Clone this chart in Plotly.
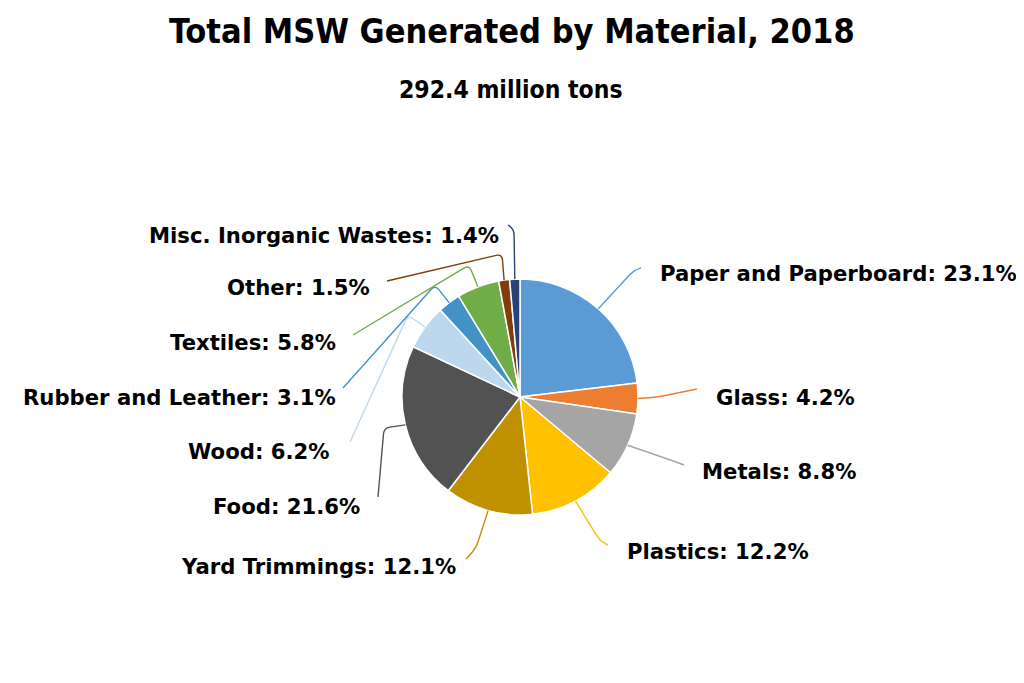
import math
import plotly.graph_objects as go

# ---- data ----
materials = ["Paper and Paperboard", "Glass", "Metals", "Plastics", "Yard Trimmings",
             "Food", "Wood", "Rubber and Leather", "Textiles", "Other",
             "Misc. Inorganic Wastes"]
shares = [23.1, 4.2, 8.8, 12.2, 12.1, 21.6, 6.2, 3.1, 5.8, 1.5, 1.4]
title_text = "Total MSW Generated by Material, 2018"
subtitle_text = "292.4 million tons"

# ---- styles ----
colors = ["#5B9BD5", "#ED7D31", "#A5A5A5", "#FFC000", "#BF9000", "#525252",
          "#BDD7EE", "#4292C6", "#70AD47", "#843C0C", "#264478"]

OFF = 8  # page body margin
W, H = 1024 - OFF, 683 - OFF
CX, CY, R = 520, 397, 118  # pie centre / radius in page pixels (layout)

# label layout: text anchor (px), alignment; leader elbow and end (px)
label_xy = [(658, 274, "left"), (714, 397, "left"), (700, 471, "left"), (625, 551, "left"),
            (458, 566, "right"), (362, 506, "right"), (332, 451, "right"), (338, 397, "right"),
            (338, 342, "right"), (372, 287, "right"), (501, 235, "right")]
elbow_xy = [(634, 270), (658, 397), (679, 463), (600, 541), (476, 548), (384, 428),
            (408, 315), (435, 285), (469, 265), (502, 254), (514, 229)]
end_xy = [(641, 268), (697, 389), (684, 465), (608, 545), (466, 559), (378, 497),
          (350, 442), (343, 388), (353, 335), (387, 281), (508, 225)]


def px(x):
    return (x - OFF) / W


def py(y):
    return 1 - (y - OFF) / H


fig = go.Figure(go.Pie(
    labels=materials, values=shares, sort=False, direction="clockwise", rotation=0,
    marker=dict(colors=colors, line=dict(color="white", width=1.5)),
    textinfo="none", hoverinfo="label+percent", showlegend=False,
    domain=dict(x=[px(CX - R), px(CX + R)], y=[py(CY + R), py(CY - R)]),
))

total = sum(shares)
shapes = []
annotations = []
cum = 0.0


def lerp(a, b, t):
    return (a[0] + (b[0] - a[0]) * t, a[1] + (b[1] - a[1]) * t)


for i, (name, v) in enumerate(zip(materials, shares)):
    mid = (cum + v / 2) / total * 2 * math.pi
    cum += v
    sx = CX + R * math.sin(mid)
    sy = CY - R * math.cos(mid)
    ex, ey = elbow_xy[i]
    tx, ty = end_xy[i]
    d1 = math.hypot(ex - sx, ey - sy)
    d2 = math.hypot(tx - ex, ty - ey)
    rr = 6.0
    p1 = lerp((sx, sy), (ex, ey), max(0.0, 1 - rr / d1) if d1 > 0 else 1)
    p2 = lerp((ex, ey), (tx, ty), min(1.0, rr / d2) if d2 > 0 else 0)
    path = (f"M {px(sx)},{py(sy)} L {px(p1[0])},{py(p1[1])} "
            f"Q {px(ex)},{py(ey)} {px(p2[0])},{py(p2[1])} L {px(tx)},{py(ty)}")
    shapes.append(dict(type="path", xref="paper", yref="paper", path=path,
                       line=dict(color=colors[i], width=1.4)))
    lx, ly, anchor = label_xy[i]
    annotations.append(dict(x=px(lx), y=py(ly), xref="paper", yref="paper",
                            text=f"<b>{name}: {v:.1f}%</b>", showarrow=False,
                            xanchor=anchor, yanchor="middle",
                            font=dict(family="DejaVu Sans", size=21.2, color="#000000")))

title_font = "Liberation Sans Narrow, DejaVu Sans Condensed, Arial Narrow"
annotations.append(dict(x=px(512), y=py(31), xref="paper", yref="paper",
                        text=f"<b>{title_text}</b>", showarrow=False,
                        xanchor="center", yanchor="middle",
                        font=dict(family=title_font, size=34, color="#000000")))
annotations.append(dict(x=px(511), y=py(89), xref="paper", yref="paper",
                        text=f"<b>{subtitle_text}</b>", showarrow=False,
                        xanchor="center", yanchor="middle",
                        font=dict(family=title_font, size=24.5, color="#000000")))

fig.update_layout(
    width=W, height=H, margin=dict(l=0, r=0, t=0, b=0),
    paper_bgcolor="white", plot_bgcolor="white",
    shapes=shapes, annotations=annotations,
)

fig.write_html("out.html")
·····
» PROBLEM STATEMENT
Reproduce every line above as written, skipping pictures.

» SOLUTION FOR THIS PROBLEM
Clone this chart in Plotly.
import math
import plotly.graph_objects as go

# ---- data ----
materials = ["Paper and Paperboard", "Glass", "Metals", "Plastics", "Yard Trimmings",
             "Food", "Wood", "Rubber and Leather", "Textiles", "Other",
             "Misc. Inorganic Wastes"]
shares = [23.1, 4.2, 8.8, 12.2, 12.1, 21.6, 6.2, 3.1, 5.8, 1.5, 1.4]
title_text = "Total MSW Generated by Material, 2018"
subtitle_text = "292.4 million tons"

# ---- styles ----
colors = ["#5B9BD5", "#ED7D31", "#A5A5A5", "#FFC000", "#BF9000", "#525252",
          "#BDD7EE", "#4292C6", "#70AD47", "#843C0C", "#264478"]

OFF = 8  # page body margin
W, H = 1024 - OFF, 683 - OFF
CX, CY, R = 520, 397, 118  # pie centre / radius in page pixels (layout)

# label layout: text anchor (px), alignment; leader elbow and end (px)
label_xy = [(658, 274, "left"), (714, 397, "left"), (700, 471, "left"), (625, 551, "left"),
            (458, 566, "right"), (362, 506, "right"), (332, 451, "right"), (338, 397, "right"),
            (338, 342, "right"), (372, 287, "right"), (501, 235, "right")]
elbow_xy = [(634, 270), (658, 397), (679, 463), (600, 541), (476, 548), (384, 428),
            (408, 315), (435, 285), (469, 265), (502, 254), (514, 229)]
end_xy = [(641, 268), (697, 389), (684, 465), (608, 545), (466, 559), (378, 497),
          (350, 442), (343, 388), (353, 335), (387, 281), (508, 225)]


def px(x):
    return (x - OFF) / W


def py(y):
    return 1 - (y - OFF) / H


fig = go.Figure(go.Pie(
    labels=materials, values=shares, sort=False, direction="clockwise", rotation=0,
    marker=dict(colors=colors, line=dict(color="white", width=1.5)),
    textinfo="none", hoverinfo="label+percent", showlegend=False,
    domain=dict(x=[px(CX - R), px(CX + R)], y=[py(CY + R), py(CY - R)]),
))

total = sum(shares)
shapes = []
annotations = []
cum = 0.0


def lerp(a, b, t):
    return (a[0] + (b[0] - a[0]) * t, a[1] + (b[1] - a[1]) * t)


for i, (name, v) in enumerate(zip(materials, shares)):
    mid = (cum + v / 2) / total * 2 * math.pi
    cum += v
    sx = CX + R * math.sin(mid)
    sy = CY - R * math.cos(mid)
    ex, ey = elbow_xy[i]
    tx, ty = end_xy[i]
    d1 = math.hypot(ex - sx, ey - sy)
    d2 = math.hypot(tx - ex, ty - ey)
    rr = 6.0
    p1 = lerp((sx, sy), (ex, ey), max(0.0, 1 - rr / d1) if d1 > 0 else 1)
    p2 = lerp((ex, ey), (tx, ty), min(1.0, rr / d2) if d2 > 0 else 0)
    path = (f"M {px(sx)},{py(sy)} L {px(p1[0])},{py(p1[1])} "
            f"Q {px(ex)},{py(ey)} {px(p2[0])},{py(p2[1])} L {px(tx)},{py(ty)}")
    shapes.append(dict(type="path", xref="paper", yref="paper", path=path,
                       line=dict(color=colors[i], width=1.4)))
    lx, ly, anchor = label_xy[i]
    annotations.append(dict(x=px(lx), y=py(ly), xref="paper", yref="paper",
                            text=f"<b>{name}: {v:.1f}%</b>", showarrow=False,
                            xanchor=anchor, yanchor="middle",
                            font=dict(family="DejaVu Sans", size=21.2, color="#000000")))

title_font = "Liberation Sans Narrow, DejaVu Sans Condensed, Arial Narrow"
annotations.append(dict(x=px(512), y=py(31), xref="paper", yref="paper",
                        text=f"<b>{title_text}</b>", showarrow=False,
                        xanchor="center", yanchor="middle",
                        font=dict(family=title_font, size=34, color="#000000")))
annotations.append(dict(x=px(511), y=py(89), xref="paper", yref="paper",
                        text=f"<b>{subtitle_text}</b>", showarrow=False,
                        xanchor="center", yanchor="middle",
                        font=dict(family=title_font, size=24.5, color="#000000")))

fig.update_layout(
    width=W, height=H, margin=dict(l=0, r=0, t=0, b=0),
    paper_bgcolor="white", plot_bgcolor="white",
    shapes=shapes, annotations=annotations,
)

fig.write_html("out.html")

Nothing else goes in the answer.